* Information supplied:
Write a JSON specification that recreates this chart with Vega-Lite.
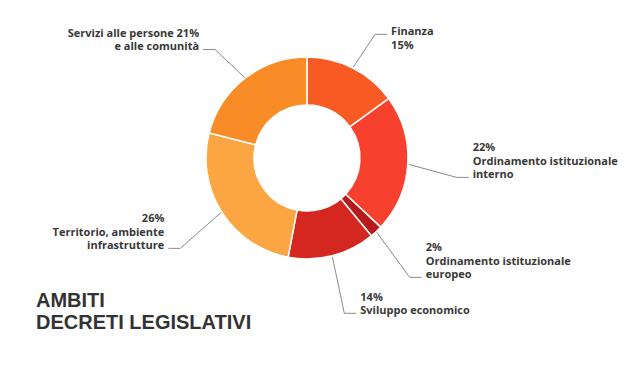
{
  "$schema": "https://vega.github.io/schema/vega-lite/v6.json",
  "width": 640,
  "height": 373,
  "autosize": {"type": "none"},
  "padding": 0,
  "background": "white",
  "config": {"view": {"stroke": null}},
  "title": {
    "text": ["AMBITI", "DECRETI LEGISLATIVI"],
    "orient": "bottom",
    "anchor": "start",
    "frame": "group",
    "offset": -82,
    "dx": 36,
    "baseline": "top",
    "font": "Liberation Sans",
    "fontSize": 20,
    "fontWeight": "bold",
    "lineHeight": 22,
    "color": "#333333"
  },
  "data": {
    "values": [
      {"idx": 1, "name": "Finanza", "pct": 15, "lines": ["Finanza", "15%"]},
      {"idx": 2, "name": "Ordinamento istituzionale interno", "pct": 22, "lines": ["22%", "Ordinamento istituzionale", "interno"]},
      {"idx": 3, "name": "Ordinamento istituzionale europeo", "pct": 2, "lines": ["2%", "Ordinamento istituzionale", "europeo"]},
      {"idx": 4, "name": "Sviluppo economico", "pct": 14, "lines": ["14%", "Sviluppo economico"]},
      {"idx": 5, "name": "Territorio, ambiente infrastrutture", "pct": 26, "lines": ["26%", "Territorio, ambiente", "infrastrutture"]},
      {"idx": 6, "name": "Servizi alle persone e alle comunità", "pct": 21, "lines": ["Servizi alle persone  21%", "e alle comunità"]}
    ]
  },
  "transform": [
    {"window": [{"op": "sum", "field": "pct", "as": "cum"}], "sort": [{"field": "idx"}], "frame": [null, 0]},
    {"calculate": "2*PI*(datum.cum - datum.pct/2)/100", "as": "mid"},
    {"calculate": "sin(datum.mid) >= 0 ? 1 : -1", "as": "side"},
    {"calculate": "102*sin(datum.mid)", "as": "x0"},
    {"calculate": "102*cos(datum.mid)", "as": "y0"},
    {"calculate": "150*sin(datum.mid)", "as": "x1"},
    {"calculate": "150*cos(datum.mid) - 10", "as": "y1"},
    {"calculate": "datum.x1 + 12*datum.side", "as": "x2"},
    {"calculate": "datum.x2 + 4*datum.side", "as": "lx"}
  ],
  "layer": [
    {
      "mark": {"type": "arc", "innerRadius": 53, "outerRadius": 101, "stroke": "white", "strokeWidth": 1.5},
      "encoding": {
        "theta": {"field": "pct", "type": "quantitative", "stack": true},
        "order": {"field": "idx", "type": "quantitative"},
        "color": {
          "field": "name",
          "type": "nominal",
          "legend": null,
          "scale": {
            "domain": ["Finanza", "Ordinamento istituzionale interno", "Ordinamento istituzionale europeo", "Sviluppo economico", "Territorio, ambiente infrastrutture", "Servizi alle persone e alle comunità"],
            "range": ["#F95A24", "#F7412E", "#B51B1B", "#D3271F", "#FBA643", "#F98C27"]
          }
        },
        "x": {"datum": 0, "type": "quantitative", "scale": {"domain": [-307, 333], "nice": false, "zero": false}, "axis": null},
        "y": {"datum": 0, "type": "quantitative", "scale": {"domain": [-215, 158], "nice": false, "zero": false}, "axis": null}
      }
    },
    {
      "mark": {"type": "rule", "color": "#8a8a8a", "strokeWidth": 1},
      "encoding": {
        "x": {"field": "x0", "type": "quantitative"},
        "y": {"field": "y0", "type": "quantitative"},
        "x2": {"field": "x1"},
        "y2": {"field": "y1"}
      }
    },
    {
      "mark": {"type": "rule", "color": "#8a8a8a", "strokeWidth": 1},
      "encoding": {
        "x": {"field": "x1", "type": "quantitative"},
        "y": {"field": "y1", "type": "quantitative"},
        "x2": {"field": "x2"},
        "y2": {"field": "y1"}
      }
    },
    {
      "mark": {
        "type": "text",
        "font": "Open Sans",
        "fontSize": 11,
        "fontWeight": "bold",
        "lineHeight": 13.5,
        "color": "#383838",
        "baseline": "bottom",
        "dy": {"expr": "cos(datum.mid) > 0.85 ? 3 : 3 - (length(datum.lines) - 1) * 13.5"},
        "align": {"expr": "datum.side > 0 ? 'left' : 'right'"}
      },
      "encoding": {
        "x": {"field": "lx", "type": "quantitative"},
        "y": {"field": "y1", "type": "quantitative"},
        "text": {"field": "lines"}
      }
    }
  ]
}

* Requirement: Quote every line word for word and keep the images out of the copy.

* Problem solution:
Write a JSON specification that recreates this chart with Vega-Lite.
{
  "$schema": "https://vega.github.io/schema/vega-lite/v6.json",
  "width": 640,
  "height": 373,
  "autosize": {"type": "none"},
  "padding": 0,
  "background": "white",
  "config": {"view": {"stroke": null}},
  "title": {
    "text": ["AMBITI", "DECRETI LEGISLATIVI"],
    "orient": "bottom",
    "anchor": "start",
    "frame": "group",
    "offset": -82,
    "dx": 36,
    "baseline": "top",
    "font": "Liberation Sans",
    "fontSize": 20,
    "fontWeight": "bold",
    "lineHeight": 22,
    "color": "#333333"
  },
  "data": {
    "values": [
      {"idx": 1, "name": "Finanza", "pct": 15, "lines": ["Finanza", "15%"]},
      {"idx": 2, "name": "Ordinamento istituzionale interno", "pct": 22, "lines": ["22%", "Ordinamento istituzionale", "interno"]},
      {"idx": 3, "name": "Ordinamento istituzionale europeo", "pct": 2, "lines": ["2%", "Ordinamento istituzionale", "europeo"]},
      {"idx": 4, "name": "Sviluppo economico", "pct": 14, "lines": ["14%", "Sviluppo economico"]},
      {"idx": 5, "name": "Territorio, ambiente infrastrutture", "pct": 26, "lines": ["26%", "Territorio, ambiente", "infrastrutture"]},
      {"idx": 6, "name": "Servizi alle persone e alle comunità", "pct": 21, "lines": ["Servizi alle persone  21%", "e alle comunità"]}
    ]
  },
  "transform": [
    {"window": [{"op": "sum", "field": "pct", "as": "cum"}], "sort": [{"field": "idx"}], "frame": [null, 0]},
    {"calculate": "2*PI*(datum.cum - datum.pct/2)/100", "as": "mid"},
    {"calculate": "sin(datum.mid) >= 0 ? 1 : -1", "as": "side"},
    {"calculate": "102*sin(datum.mid)", "as": "x0"},
    {"calculate": "102*cos(datum.mid)", "as": "y0"},
    {"calculate": "150*sin(datum.mid)", "as": "x1"},
    {"calculate": "150*cos(datum.mid) - 10", "as": "y1"},
    {"calculate": "datum.x1 + 12*datum.side", "as": "x2"},
    {"calculate": "datum.x2 + 4*datum.side", "as": "lx"}
  ],
  "layer": [
    {
      "mark": {"type": "arc", "innerRadius": 53, "outerRadius": 101, "stroke": "white", "strokeWidth": 1.5},
      "encoding": {
        "theta": {"field": "pct", "type": "quantitative", "stack": true},
        "order": {"field": "idx", "type": "quantitative"},
        "color": {
          "field": "name",
          "type": "nominal",
          "legend": null,
          "scale": {
            "domain": ["Finanza", "Ordinamento istituzionale interno", "Ordinamento istituzionale europeo", "Sviluppo economico", "Territorio, ambiente infrastrutture", "Servizi alle persone e alle comunità"],
            "range": ["#F95A24", "#F7412E", "#B51B1B", "#D3271F", "#FBA643", "#F98C27"]
          }
        },
        "x": {"datum": 0, "type": "quantitative", "scale": {"domain": [-307, 333], "nice": false, "zero": false}, "axis": null},
        "y": {"datum": 0, "type": "quantitative", "scale": {"domain": [-215, 158], "nice": false, "zero": false}, "axis": null}
      }
    },
    {
      "mark": {"type": "rule", "color": "#8a8a8a", "strokeWidth": 1},
      "encoding": {
        "x": {"field": "x0", "type": "quantitative"},
        "y": {"field": "y0", "type": "quantitative"},
        "x2": {"field": "x1"},
        "y2": {"field": "y1"}
      }
    },
    {
      "mark": {"type": "rule", "color": "#8a8a8a", "strokeWidth": 1},
      "encoding": {
        "x": {"field": "x1", "type": "quantitative"},
        "y": {"field": "y1", "type": "quantitative"},
        "x2": {"field": "x2"},
        "y2": {"field": "y1"}
      }
    },
    {
      "mark": {
        "type": "text",
        "font": "Open Sans",
        "fontSize": 11,
        "fontWeight": "bold",
        "lineHeight": 13.5,
        "color": "#383838",
        "baseline": "bottom",
        "dy": {"expr": "cos(datum.mid) > 0.85 ? 3 : 3 - (length(datum.lines) - 1) * 13.5"},
        "align": {"expr": "datum.side > 0 ? 'left' : 'right'"}
      },
      "encoding": {
        "x": {"field": "lx", "type": "quantitative"},
        "y": {"field": "y1", "type": "quantitative"},
        "text": {"field": "lines"}
      }
    }
  ]
}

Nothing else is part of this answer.